Gallardo v. Marstiller
The Medicaid Act provides that, when a person recovers damages in a tort action and some portion of the damages is compensation for medical expenses, a state can assert a lien over the portion of the tort recovery that is properly allocated to medical expenses paid by Medicaid. In this case, the Florida Medicaid program paid for medical expenses incurred by a child who was hit by a bus and left in a persistent vegetative state. She later received a tort settlement that covered a variety of categories of damages, including both past and future medical expenses, but did not fully compensate the victim for any of the damages she suffered. To recover for past Medicaid expenses, the State of Florida then asserted a lien over the part of the settlement that reflected compensation for past medical expenses (which had been paid by Medicaid) and the part that compensated for future medical expenses (which had not been). The U.S. Court of Appeals for the Eleventh Circuit held that the State could recover its past expenditures from the amount of the settlement intended to cover future medical expenses that the State had not paid.
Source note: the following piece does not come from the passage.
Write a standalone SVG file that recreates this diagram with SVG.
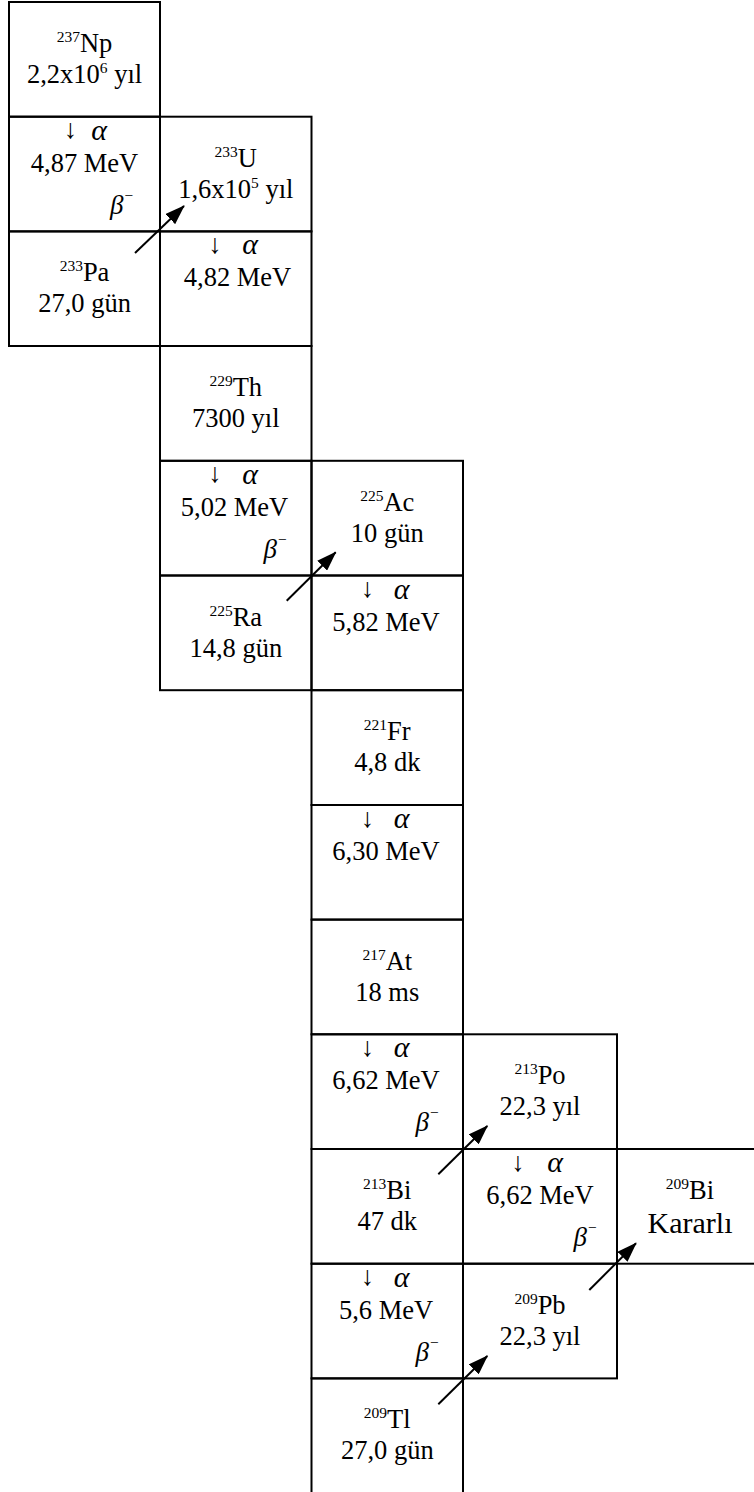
<svg xmlns="http://www.w3.org/2000/svg" width="754" height="1492" viewBox="0 0 754 1492">
<style>
.box{fill:none;stroke:#000;stroke-width:2}
.t,.s,.big,.g,.b,.ar{font-family:"Liberation Serif","Times New Roman","DejaVu Serif",serif;fill:#000}
.t{font-size:26.5px;text-anchor:middle}
.s{font-size:15.5px}
.big{font-size:30px;text-anchor:middle}
.ar{font-size:27px;text-anchor:middle}
.g{font-size:30px;font-style:italic;text-anchor:middle}
.b{font-size:27px;font-style:italic;text-anchor:end}
.conn line{stroke:#000;stroke-width:2;marker-end:url(#ah)}
</style>
<defs>
<marker id="ah" viewBox="0 0 20 14" refX="19" refY="7" markerWidth="20" markerHeight="14" orient="auto" markerUnits="userSpaceOnUse"><path d="M0,0 L20,7 L0,14 z" fill="#000"/></marker>
</defs>
<rect width="754" height="1492" fill="#fff"/>

<g id="np"><rect class="box" x="9" y="2" width="151" height="114.7"/>
<text class="t" x="84.5" y="52"><tspan class="s" dy="-10">237</tspan><tspan dy="10">Np</tspan></text>
<text class="t" x="84.5" y="83">2,2x10<tspan class="s" dy="-10">6</tspan><tspan dy="10"> yıl</tspan></text></g>

<g id="alpha-np"><rect class="box" x="9" y="116.7" width="151" height="114.7"/>
<text class="ar" x="70.5" y="138.2">↓</text><text class="g" x="99" y="139.7">α</text>
<text class="t" x="84.5" y="171.7">4,87 MeV</text>
<text class="b" x="134" y="213.7">β<tspan class="s" dy="-13">−</tspan></text></g>

<g id="u233"><rect class="box" x="160" y="116.7" width="151.5" height="114.7"/>
<text class="t" x="235.75" y="166.7"><tspan class="s" dy="-10">233</tspan><tspan dy="10">U</tspan></text>
<text class="t" x="235.75" y="197.7">1,6x10<tspan class="s" dy="-10">5</tspan><tspan dy="10"> yıl</tspan></text></g>

<g id="pa233"><rect class="box" x="9" y="231.4" width="151" height="114.6"/>
<text class="t" x="84.5" y="281.4"><tspan class="s" dy="-10">233</tspan><tspan dy="10">Pa</tspan></text>
<text class="t" x="84.5" y="312.4">27,0 gün</text></g>

<g id="alpha-u"><rect class="box" x="160" y="231.4" width="151.5" height="114.6"/>
<text class="ar" x="215" y="252.9">↓</text><text class="g" x="250" y="254.4">α</text>
<text class="t" x="237.5" y="286.4">4,82 MeV</text></g>

<g id="th229"><rect class="box" x="160" y="346" width="151.5" height="114.8"/>
<text class="t" x="235.75" y="396"><tspan class="s" dy="-10">229</tspan><tspan dy="10">Th</tspan></text>
<text class="t" x="235.75" y="427">7300 yıl</text></g>

<g id="alpha-th"><rect class="box" x="160" y="460.8" width="151.5" height="114.7"/>
<text class="ar" x="215" y="482.3">↓</text><text class="g" x="250" y="483.8">α</text>
<text class="t" x="234.5" y="515.8">5,02 MeV</text>
<text class="b" x="287.5" y="557.8">β<tspan class="s" dy="-13">−</tspan></text></g>

<g id="ac225"><rect class="box" x="311.5" y="460.8" width="151.5" height="114.7"/>
<text class="t" x="387.25" y="510.8"><tspan class="s" dy="-10">225</tspan><tspan dy="10">Ac</tspan></text>
<text class="t" x="387.25" y="541.8">10 gün</text></g>

<g id="ra225"><rect class="box" x="160" y="575.5" width="151.5" height="114.7"/>
<text class="t" x="235.75" y="625.5"><tspan class="s" dy="-10">225</tspan><tspan dy="10">Ra</tspan></text>
<text class="t" x="235.75" y="656.5">14,8 gün</text></g>

<g id="alpha-ac"><rect class="box" x="311.5" y="575.5" width="151.5" height="114.7"/>
<text class="ar" x="367.5" y="597">↓</text><text class="g" x="401.5" y="598.5">α</text>
<text class="t" x="386" y="630.5">5,82 MeV</text></g>

<g id="fr221"><rect class="box" x="311.5" y="690.2" width="151.5" height="114.8"/>
<text class="t" x="387.25" y="740.2"><tspan class="s" dy="-10">221</tspan><tspan dy="10">Fr</tspan></text>
<text class="t" x="387.25" y="771.2">4,8 dk</text></g>

<g id="alpha-fr"><rect class="box" x="311.5" y="805" width="151.5" height="114.6"/>
<text class="ar" x="367.5" y="826.5">↓</text><text class="g" x="401.5" y="828">α</text>
<text class="t" x="386" y="860">6,30 MeV</text></g>

<g id="at217"><rect class="box" x="311.5" y="919.6" width="151.5" height="114.7"/>
<text class="t" x="387.25" y="969.6"><tspan class="s" dy="-10">217</tspan><tspan dy="10">At</tspan></text>
<text class="t" x="387.25" y="1000.6">18 ms</text></g>

<g id="alpha-at"><rect class="box" x="311.5" y="1034.3" width="151.5" height="114.7"/>
<text class="ar" x="367.5" y="1055.8">↓</text><text class="g" x="401.5" y="1057.3">α</text>
<text class="t" x="386" y="1089.3">6,62 MeV</text>
<text class="b" x="439.5" y="1131.3">β<tspan class="s" dy="-13">−</tspan></text></g>

<g id="po213"><rect class="box" x="463" y="1034.3" width="154" height="114.7"/>
<text class="t" x="540" y="1084.3"><tspan class="s" dy="-10">213</tspan><tspan dy="10">Po</tspan></text>
<text class="t" x="540" y="1115.3">22,3 yıl</text></g>

<g id="bi213"><rect class="box" x="311.5" y="1149" width="151.5" height="114.7"/>
<text class="t" x="387.25" y="1199"><tspan class="s" dy="-10">213</tspan><tspan dy="10">Bi</tspan></text>
<text class="t" x="387.25" y="1230">47 dk</text></g>

<g id="alpha-po"><rect class="box" x="463" y="1149" width="154" height="114.7"/>
<text class="ar" x="518" y="1170.5">↓</text><text class="g" x="555" y="1172">α</text>
<text class="t" x="540" y="1204">6,62 MeV</text>
<text class="b" x="597.5" y="1246">β<tspan class="s" dy="-13">−</tspan></text></g>

<g id="bi209"><rect class="box" x="617" y="1149" width="140" height="114.7"/>
<text class="t" x="690" y="1199"><tspan class="s" dy="-10">209</tspan><tspan dy="10">Bi</tspan></text>
<text class="big" x="690" y="1233">Kararlı</text></g>

<g id="alpha-bi"><rect class="box" x="311.5" y="1263.7" width="151.5" height="114.7"/>
<text class="ar" x="367.5" y="1285.2">↓</text><text class="g" x="401.5" y="1286.7">α</text>
<text class="t" x="386" y="1318.7">5,6 MeV</text>
<text class="b" x="439.5" y="1360.7">β<tspan class="s" dy="-13">−</tspan></text></g>

<g id="pb209"><rect class="box" x="463" y="1263.7" width="154" height="114.7"/>
<text class="t" x="540" y="1313.7"><tspan class="s" dy="-10">209</tspan><tspan dy="10">Pb</tspan></text>
<text class="t" x="540" y="1344.7">22,3 yıl</text></g>

<g id="tl209"><rect class="box" x="311.5" y="1378.4" width="151.5" height="120"/>
<text class="t" x="387.25" y="1428.4"><tspan class="s" dy="-10">209</tspan><tspan dy="10">Tl</tspan></text>
<text class="t" x="387.25" y="1459.4">27,0 gün</text></g>

<g id="connectors" class="conn">
<line x1="135" y1="253" x2="184" y2="206"/>
<line x1="286.7" y1="600.7" x2="335.7" y2="552.3"/>
<line x1="438.3" y1="1174.3" x2="487.3" y2="1126"/>
<line x1="589.3" y1="1290" x2="636" y2="1243.3"/>
<line x1="438.3" y1="1404.3" x2="487.3" y2="1356"/>
</g>
</svg>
Public Citizen, serving as co-counsel for the plaintiff in the U.S. Supreme Court, filed a petition for certiorari asking the Court to resolve between the court of appeals’ decision and decisions of a number of state supreme courts on the meaning of the relevant provision of the Medicaid Act. The Court granted the petition and heard argument in the Fall of 2021. In June 2022, the Court affirmed the Eleventh’s Circuit’s decision in a 7-2 opinion, holding that the plain text of the Medicaid Act permits a State to seek reimbursement from settlement payments allocated for future medical care.